I first became aware of the insidious tactic of equating the national liberation movement of the Jewish people with white supremacy when three Jewish women who were carrying rainbow Star of David flags were expelled from the 2017 Chicago “Dyke March” in support of LGBTQ rights. Their crime? They refused to disavow Israel. In a statement following the march, organizers explained that the women couldn’t participate because, after all, “Zionism is an inherently white supremacist ideology.”
According to a September 2019 report by AMCHA Initiative, a nonpartisan group that investigates and combats antisemitism on college campuses, demonization campaigns seeking to marginalize pro-Israel students as white supremacists have more than doubled.

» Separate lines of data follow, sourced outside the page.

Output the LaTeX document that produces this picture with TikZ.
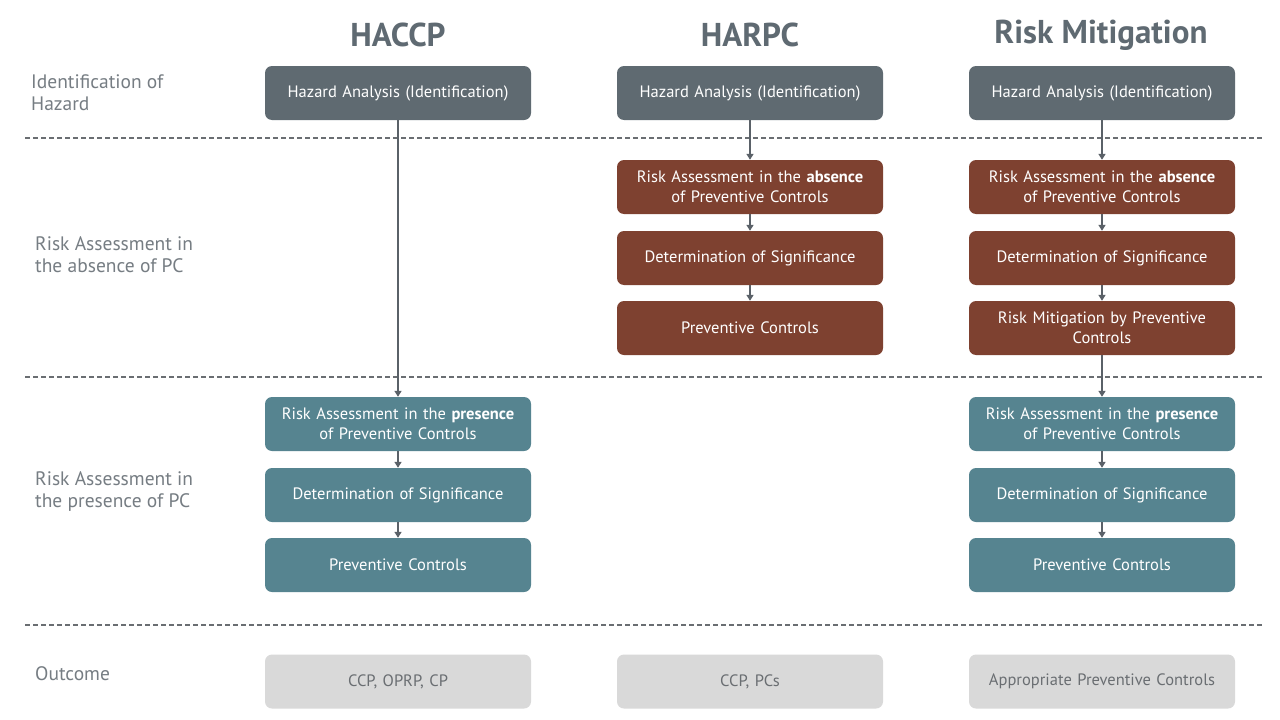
\documentclass[tikz,border=0pt]{standalone}
\usepackage{fontspec}
\setmainfont{PT Sans}
\usetikzlibrary{arrows.meta}
\definecolor{hdr}{HTML}{5F6A72}
\definecolor{lbl}{HTML}{767D83}
\definecolor{gbox}{HTML}{5F6A71}
\definecolor{bbox}{HTML}{7E4130}
\definecolor{tbox}{HTML}{568490}
\definecolor{obox}{HTML}{D9D9D9}
\definecolor{otext}{HTML}{6A6E72}
\definecolor{arr}{HTML}{5A6168}
\definecolor{sepcol}{HTML}{6A6E72}
\tikzset{
  box/.style={rounded corners=7pt, minimum width=266pt, minimum height=54pt, text width=260pt, align=center, font=\fontsize{16.5}{20}\selectfont, text=white, inner sep=0pt},
  gb/.style={box, fill=gbox},
  bb/.style={box, fill=bbox},
  tb/.style={box, fill=tbox},
  ob/.style={box, fill=obox, text=otext},
  title/.style={font=\fontsize{33}{36}\selectfont\bfseries, text=hdr},
  side/.style={anchor=west, align=left, font=\fontsize{19.5}{22}\selectfont, text=lbl, inner sep=0pt},
  sepline/.style={draw=sepcol, line width=1.2pt, dash pattern=on 5pt off 3pt},
  link/.style={draw=arr, line width=2.2pt, -{Triangle[length=6pt,width=7pt]}},
}
\begin{document}
\begin{tikzpicture}[x=1pt,y=-1pt]
\useasboundingbox (0,0) rectangle (1280,720);
\fill[white] (0,0) rectangle (1280,720);
% titles
\node[title] (t1) at (398,35) {HACCP};
\node[title] (t2) at (750,35) {HARPC};
\node[title] (t3) at (1101,35) {Risk Mitigation};
% side labels
\node[side] (s1) at (31,93) {Identification of\\Hazard};
\node[side] (s2) at (35,255) {Risk Assessment in\\the absence of PC};
\node[side] (s3) at (35,492) {Risk Assessment in\\the presence of PC};
\node[side] (s4) at (35,674) {Outcome};
% separators
\coordinate (d1a) at (25,138); \coordinate (d1b) at (1262,138);
\coordinate (d2a) at (25,377); \coordinate (d2b) at (1262,377);
\coordinate (d3a) at (25,625); \coordinate (d3b) at (1262,625);
\draw[sepline] (d1a) -- (d1b);
\draw[sepline] (d2a) -- (d2b);
\draw[sepline] (d3a) -- (d3b);
% HACCP column
\node[gb] (a1) at (398,93) {Hazard Analysis (Identification)};
\node[tb] (a2) at (398,424) {Risk Assessment in the \textbf{presence}\\of Preventive Controls};
\node[tb] (a3) at (398,495) {Determination of Significance};
\node[tb] (a4) at (398,565) {Preventive Controls};
\node[ob] (a5) at (398,681.5) {CCP, OPRP, CP};
% HARPC column
\node[gb] (b1) at (750,93) {Hazard Analysis (Identification)};
\node[bb] (b2) at (750,187) {Risk Assessment in the \textbf{absence}\\of Preventive Controls};
\node[bb] (b3) at (750,258) {Determination of Significance};
\node[bb] (b4) at (750,328) {Preventive Controls};
\node[ob] (b5) at (750,681.5) {CCP, PCs};
% Risk Mitigation column
\node[gb] (c1) at (1102,93) {Hazard Analysis (Identification)};
\node[bb] (c2) at (1102,187) {Risk Assessment in the \textbf{absence}\\of Preventive Controls};
\node[bb] (c3) at (1102,258) {Determination of Significance};
\node[bb] (c4) at (1102,328) {Risk Mitigation by Preventive\\Controls};
\node[tb] (c5) at (1102,424) {Risk Assessment in the \textbf{presence}\\of Preventive Controls};
\node[tb] (c6) at (1102,495) {Determination of Significance};
\node[tb] (c7) at (1102,565) {Preventive Controls};
\node[ob] (c8) at (1102,681.5) {Appropriate Preventive Controls};
% connectors
\draw[link] (a1) -- (a2);
\draw[link] (a2) -- (a3);
\draw[link] (a3) -- (a4);
\draw[link] (b1) -- (b2);
\draw[link] (b2) -- (b3);
\draw[link] (b3) -- (b4);
\draw[link] (c1) -- (c2);
\draw[link] (c2) -- (c3);
\draw[link] (c3) -- (c4);
\draw[link] (c4) -- (c5);
\draw[link] (c5) -- (c6);
\draw[link] (c6) -- (c7);
\end{tikzpicture}
\end{document}
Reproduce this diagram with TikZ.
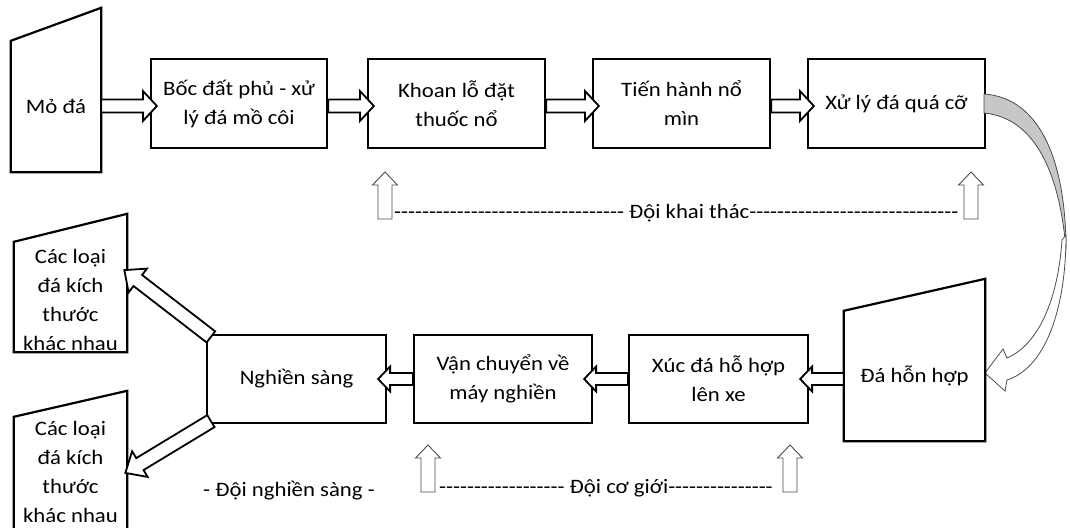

At the University of Virginia, where neo-Nazis marched through campus two years ago shouting, “Jews will not replace us,” it was Jewish students who were barred from joining a minority student coalition to confront white supremacy.
In May 2018 at Stony Brook University in New York, Students for Justice in Palestine (SJP) issued a statement asking the administration, “If there were Nazis, white nationalists and KKK members on campus, would their identity have to be accepted and respected? Absolutely not. Then why would we respect the views of Zionists?”
More recently, in November, the Brown University chapters of SJP and the anti-Zionist Jewish Voices for Peace hosted a panel titled “BDS: The Palestinian Right to Resist.” The program featured Palestinian-American political activist Linda Sarsour, who stepped down as co-chair of the national Women’s March following concerns over her association with Nation of Islam leader, and notorious antisemite, Louis Farrakhan.
During the discussion, Sarsour, proclaimed her belief that “Jewish people deserve to [live] in safety” while at the same time calling Zionism a form of racial supremacy.
Unsurprisingly, she failed to explain how vilifying Zionists – i.e., the vast majority of American Jews – would make us feel safe.
Given the rise in antisemitic hate crimes in the US over the last few years, it’s understandable that many Jews would consider combating white supremacy to be the highest priority of our community. But we must also pay close attention to antisemitism on the Left and devote ample resources to fighting those divisive forces that seek to delegitimize Israel by maligning a core part of our Jewish identity. Ignore that threat, and it will be just a matter of time before the “Zionism-is-white-supremacy” slander goes mainstream.